Task description:
Search the material below for the word "this". Copy every line that has it.

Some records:
————————
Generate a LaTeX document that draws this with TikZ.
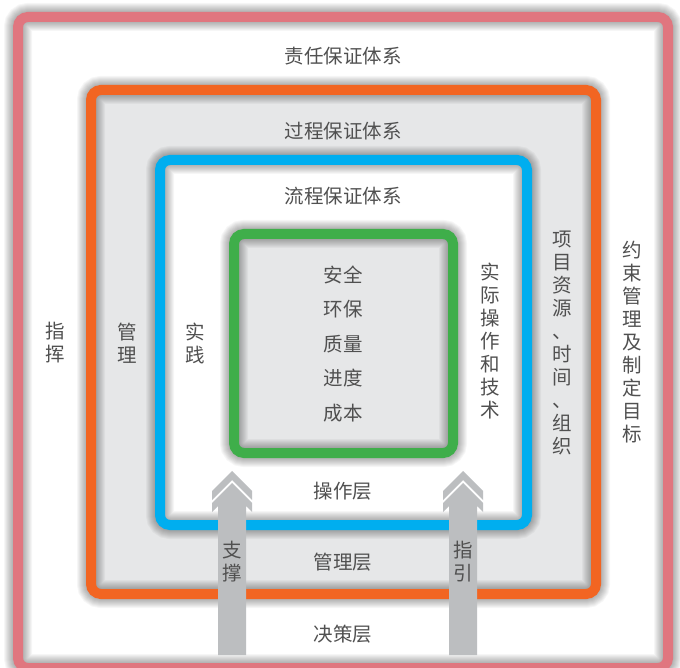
\documentclass[tikz,border=0pt]{standalone}
\usepackage{fontspec}
\setmainfont{Noto Sans CJK SC}
\definecolor{pinkc}{HTML}{E0767F}
\definecolor{orangec}{HTML}{F26522}
\definecolor{bluec}{HTML}{00AEEF}
\definecolor{greenc}{HTML}{3FAE4A}
\definecolor{fillgray}{HTML}{E6E7E8}
\definecolor{arrowgray}{HTML}{BCBEC0}
\definecolor{txt}{HTML}{505050}
\begin{document}
\begin{tikzpicture}[x=1pt,y=-1pt,
  frame/.style={line width=10pt, rounded corners=10pt},
  halo/.style={black, opacity=0.035, line width=#1, rounded corners=10pt},
  lbl/.style={text=txt, font=\fontsize{19.5}{23}\selectfont, align=center, inner sep=0pt},
  listlbl/.style={text=txt, font=\fontsize{19.5}{34.5}\selectfont, align=center, inner sep=0pt},
  arrowshape/.style={fill=arrowgray}]
\useasboundingbox (0,0) rectangle (680,668);
\fill[white] (0,0) rectangle (680,668);
% pink frame
\fill[white, rounded corners=10pt] (18,17) rectangle (668,668);
\foreach \w in {12,14,...,28} \draw[halo=\w pt] (18,17) rectangle (668,668);
\draw[frame, pinkc] (18,17) rectangle (668,668);
% orange frame
\fill[fillgray, rounded corners=10pt] (91,90) rectangle (596,594);
\foreach \w in {12,14,...,28} \draw[halo=\w pt] (91,90) rectangle (596,594);
\draw[frame, orangec] (91,90) rectangle (596,594);
% blue frame
\fill[white, rounded corners=10pt] (160,160) rectangle (527,525);
\foreach \w in {12,14,...,28} \draw[halo=\w pt] (160,160) rectangle (527,525);
\draw[frame, bluec] (160,160) rectangle (527,525);
% green frame
\fill[fillgray, rounded corners=10pt] (234,234) rectangle (453,453);
\foreach \w in {12,14,...,28} \draw[halo=\w pt] (234,234) rectangle (453,453);
\draw[frame, greenc] (234,234) rectangle (453,453);
% arrows
\foreach \cx in {232,463}{
  \fill[arrowshape] (\cx,471) -- (\cx+20,491) -- (\cx+20,500) -- (\cx,480) -- (\cx-20,500) -- (\cx-20,491) -- cycle;
  \fill[arrowshape] (\cx,483) -- (\cx+20,503) -- (\cx+20,512) -- (\cx+14,506) -- (\cx+14,655) -- (\cx-14,655) -- (\cx-14,506) -- (\cx-20,512) -- (\cx-20,503) -- cycle;
}
% texts
\node[lbl] (t1) at (343,56) {责任保证体系};
\node[lbl] (t2) at (343,131) {过程保证体系};
\node[lbl] (t3) at (343,196) {流程保证体系};
\node[listlbl] (core) at (343,344) {安全\\环保\\质量\\进度\\成本};
\node[lbl] (zh) at (55,343) {指\\挥};
\node[lbl] (gl) at (127,343) {管\\理};
\node[lbl] (sj) at (195,343) {实\\践};
\node[lbl] (sjcz) at (490,341) {实\\际\\操\\作\\和\\技\\术};
\node[lbl] (xm) at (562,343) {项\\目\\资\\源\\、\\时\\间\\、\\组\\织};
\node[lbl] (ys) at (632,342) {约\\束\\管\\理\\及\\制\\定\\目\\标};
\node[lbl] (czc) at (343,491) {操作层};
\node[lbl] (glc) at (343,562) {管理层};
\node[lbl] (jcc) at (343,634) {决策层};
\node[lbl] (zc) at (232,562) {支\\撑};
\node[lbl] (zy) at (463,562) {指\\引};
\end{tikzpicture}
\end{document}
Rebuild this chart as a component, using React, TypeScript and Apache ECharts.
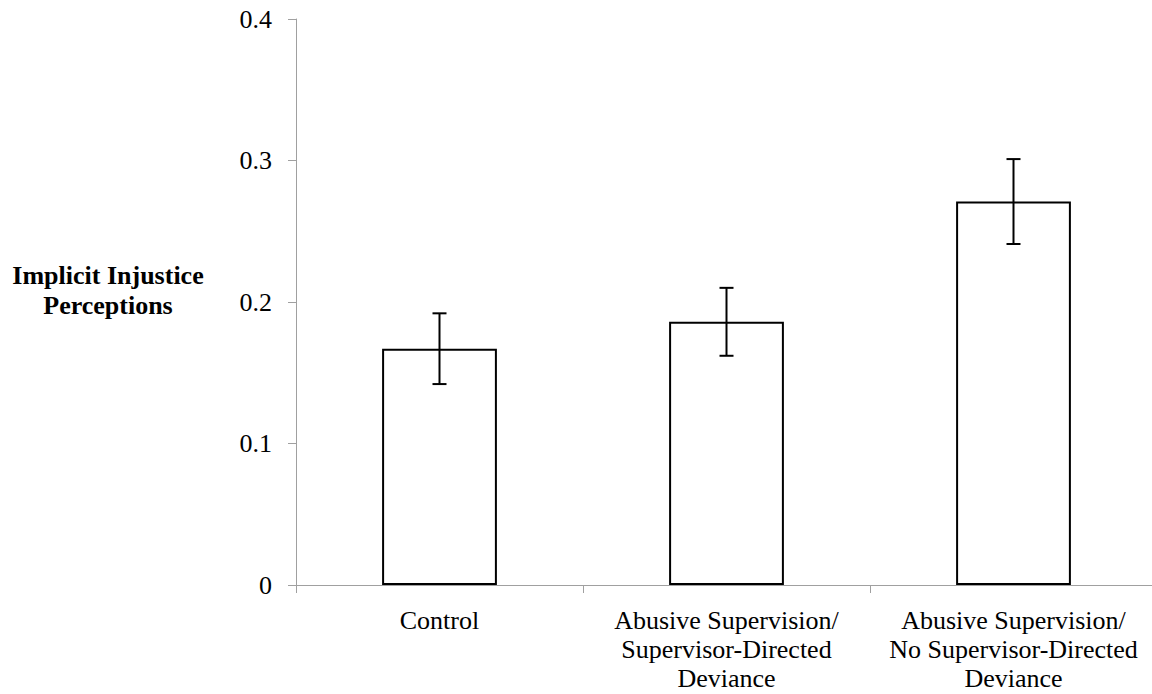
————————
The completed task:
Generate a LaTeX document that draws this with TikZ.
Rebuild this chart as a component, using React, TypeScript and Apache ECharts.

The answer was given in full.